On Wed, Aug 6, 2014 at 4:01 AM, svetlana svetlana@fastmail.com.au wrote:
On Wed, 6 Aug 2014, at 06:58, Quim Gil wrote:
- encourage feedback by absolutely /anyone/ about the next features
they'd
like,
Betas and Bugzilla today. Phabricator should make it easier to provide feedback in a wider range of topics, not only "bugs".
99% of users of Wikimedia projects don't /know/ about these tools. That's the problem, and your response is not reflecting it.
Yes, I agree. Can we do better?
I think the core of the problem is how to increase the participation of tech-curious contributors, and how to structure it in a way that informs, influences, and actually joins the development process effectively.
How can we increase the participation in technical matters among Wikimedia editors and readers? For some thoughts on this topic, see
https://commons.wikimedia.org/wiki/File:Wikimedia_technical_volunteer_outrea... https://www.mediawiki.org/wiki/Project_talk:New_contributors#English_Wikiped...
Increasing participation by volume of participants is a goal per se. However, this participation needs to be somewhat structured in order to become efficient. For instance, having "more Tech Ambassadors" is good, but wouldn't it be better if we all knew which Wikimedia projects and areas of expertise are they covering?

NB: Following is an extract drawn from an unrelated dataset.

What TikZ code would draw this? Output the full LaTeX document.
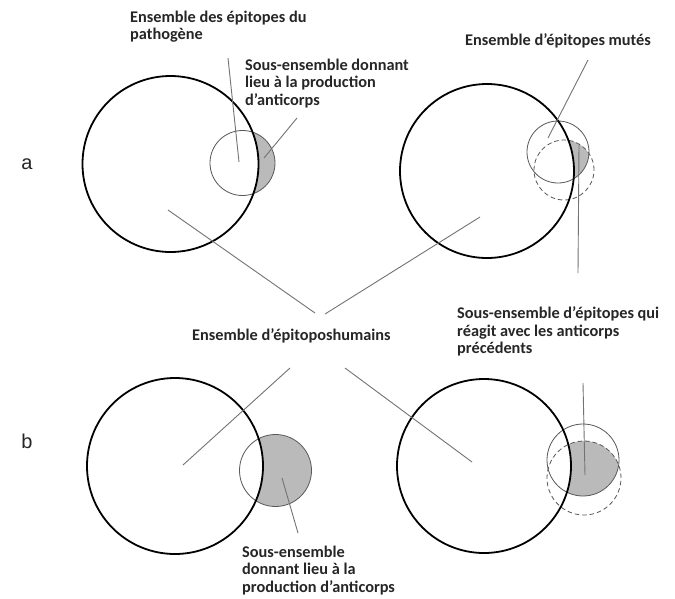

I even think that having a sense of meritocracy among tech ambassadors would be useful, just like it is useful at some point to know who is an official maintainer of a repository, who has been granted permissions to merge new code.
Am I referring to the Technology Committee that Pine is proposing? I don't know. What I know is that tech meritocracy (and any meritocracy) works better when it emerges from the grassroots, and therefore I'm skeptical about any process that would start with a mandate from the Board or with a WMF goal.
There are many smart, productive, and dedicated technical volunteers in our community. In relation to the problems we are describing here, they have an understanding, an experience, and a vision that most board members and WMF employees can't match. I wonder what do they think, what would they do? And I wonder how can the rest of us help them.